Infrastructure as Code Best Practices

Policies defined through Infrastructure as Code ensure consistent, repeatable deployments across environments. Use tools like Terraform or Google Cloud Deployment Manager to version control your load balancer and CDN configurations:

hcl

Example Terraform configuration for global load balancer
resource "google_compute_global_forwarding_rule" "default" {
name       = "global-lb"
target     = google_compute_target_https_proxy.default.id
port_range = "443"
ip_address = google_compute_global_address.default.address
}

Common Pitfalls and Best Practices

Avoiding Configuration Mistakes

Incorrect cache headers are a common source of performance issues. Ensure that static assets have appropriate `Cache-Control` headers with sufficient TTL values, while dynamic content includes proper `Vary` headers for personalized responses.

Insufficient health check configuration can lead to traffic being routed to unhealthy backends. Configure health checks with appropriate intervals, timeouts, and failure thresholds that balance responsiveness with stability.

Overlooking regional compliance requirements can result in data residency violations. Use URL-based routing rules to ensure that user data stays within required geographic boundaries.

Performance Optimization Tips

Warm up CDN caches proactively after deployments by programmatically requesting critical resources, ensuring that the first users don't experience cache misses for important content.

Optimize backend instance types for your workload characteristics.
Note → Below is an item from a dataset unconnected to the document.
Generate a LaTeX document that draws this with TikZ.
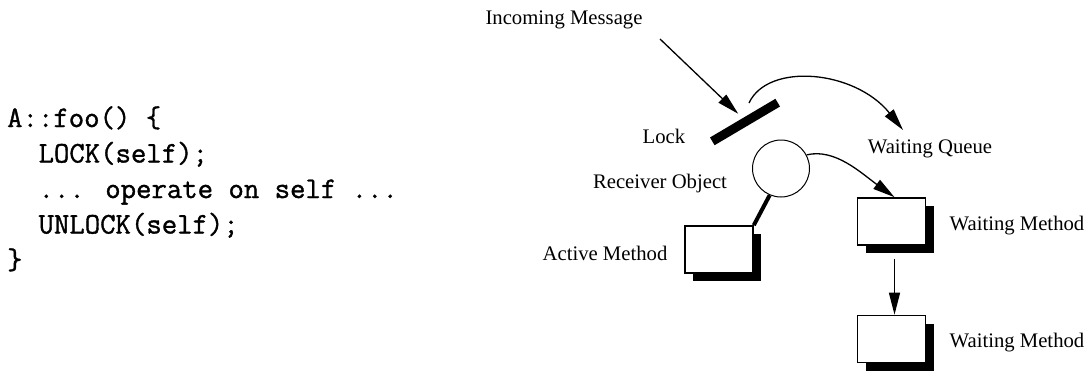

CPU-intensive applications may benefit from compute-optimized instances, while I/O-heavy workloads might perform better with high-memory configurations.

Implement circuit breaker patterns in your application code to gracefully handle backend failures and prevent cascading failures across regions.

Conclusion: Building for Global Scale

Google Cloud's Global Load Balancing and Cloud CDN provide a scalable, secure, and high-performance framework for serving global applications. By pushing traffic management and content delivery to the edge, developers can reduce latency and improve user satisfaction regardless of geography.

These services require minimal manual scaling, integrate with a broad ecosystem of GCP products, and support industry best practices for uptime, resilience, and delivery. The combination of intelligent traffic routing, aggressive edge caching, and comprehensive monitoring creates a robust foundation for global applications.

Whether supporting a SaaS platform serving millions of business users, a mobile gaming network requiring sub-100ms response times, or a worldwide e-commerce site handling traffic spikes during global shopping events, this architecture ensures that user experience remains fast, seamless, and secure—everywhere, every time.

The key to success lies in thoughtful architecture design, proactive monitoring, and continuous optimization based on real-world performance data. With Google Cloud's global infrastructure as your foundation, you can focus on building great applications while the platform handles the complexity of global scale and performance.